Win formated NTFS external hard drives

DrFinkle

macrumors newbie
Original poster
Aug 28, 2006
21
0
Hello folks...

I am planning to cross over from a dedicated Windows user to Apple and get a Mac Book Pro in about 4 weeks. I am concerned about accessing my music and files which are all on NTFS formatted external hard drives. My questions: Will I be able to access these files on my network? Will I be able to write to these drives? If I decided to reformat them to be Mac-compatible should I use FAT (not even sure if this will work) or is there a Mac format that is necessary in order to write to them? If I format them in a Mac format will I be able to read/write to them from a Windows machine?

Thanks for your help.

DrFinkle:confused:
 

almightyshoe

macrumors regular
Jun 4, 2006
118
0
B-Town, India
I ran into this same problem. NTFS is Windows proprietary, so Mac can read but not write. I solved this by borrowing my roommate's external drive formatted in FAT32, copying from the NTFS drive to the FAT32, then formatting the NTFS to a Mac friendly format.

Summary:

NTFS: Mac: Read, no write Windows: Read/Write

FAT32: Both OS: Read/write
 

robbieduncan

Moderator emeritus
Jul 24, 2002
24,638
61
Harrogate
If the drives are shared over the network via SMB (Windows File Sharing) or NFS you will be able to write to them without issue from a Mac. This is because the computer sharing them out knows how to write to NTFS.
 

DrFinkle

macrumors newbie
Original poster
Aug 28, 2006
21
0
Limits of FAT32

I am planning on 'phasing out' my WinXP machine so I would like to optimize things for Mac. If I reformat my hard drive to FAT32 then I am limited to 4G files - I assume this is regardless of Mac or Win usage? Does the Mac system utilize a format that allows files to exceed this size? Thanks.

DrFinkle
 

gothicx00

macrumors member
Aug 7, 2006
53
0
Another solution, that I use for one of my external drives, is to format it in OS X native HFS+ format, and get mediafour's MacDrive. It costs $50, but if your are a resourceful internet user ;) you can get it for far less ;) ;) (if you know what i mean)

Then your windows box will recognize the HFS+ formatted drive. Also i do believe there is something in MacDrive's EULA that allows you to install it on any computer you want to access your drive as long as you uninstall it when you are done. A sort of temporary utility installation if you will. Then what you could do is format your external drive with two partitions.

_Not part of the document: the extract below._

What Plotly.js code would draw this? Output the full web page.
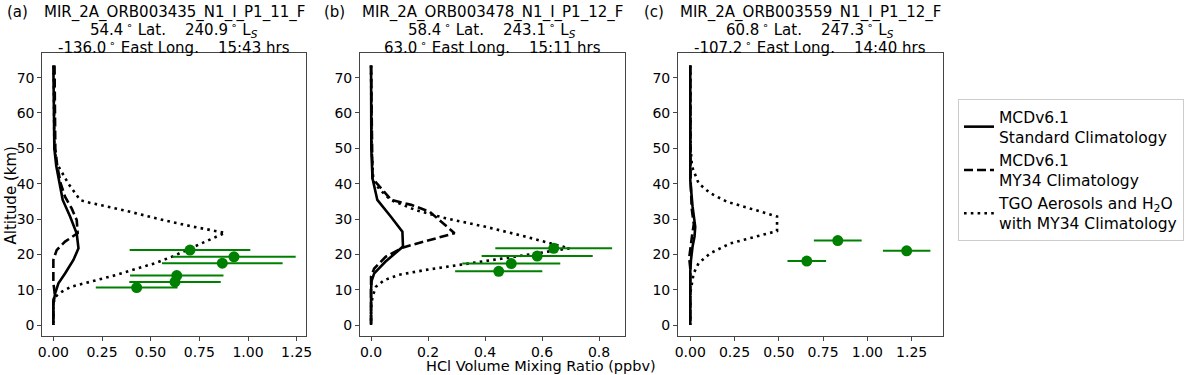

One thats about 10mb formated in FAT or whatever and put the MacDrive install files there. Then format the rest in HFS+. That way when you take that drive to somebody else's computer, you plug it up, it will see that small 10mb partition. You install MacDrive, reboot and it will see the rest of the drive.

Genius huh?
 

Temujin

macrumors 6502a
Oct 1, 2005
905
2
Copenhagen
DrFinkle said:
I am planning on 'phasing out' my WinXP machine so I would like to optimize things for Mac. If I reformat my hard drive to FAT32 then I am limited to 4G files - I assume this is regardless of Mac or Win usage? Does the Mac system utilize a format that allows files to exceed this size? Thanks.

DrFinkle
Nope, still 4GB. Have a look at this http://www.mediafour.com/products/macdrive6/ if you guys want to use a mac formatted drive on a windows machine. I use it and it works great.
 

robbieduncan

Moderator emeritus
Jul 24, 2002
24,638
61
Harrogate
DrFinkle said:
I am planning on 'phasing out' my WinXP machine so I would like to optimize things for Mac. If I reformat my hard drive to FAT32 then I am limited to 4G files - I assume this is regardless of Mac or Win usage? Does the Mac system utilize a format that allows files to exceed this size? Thanks.

DrFinkle
Macs use HFS+. Files can be up to 16 Exibytes in size ( 1EiB=2^60 bytes).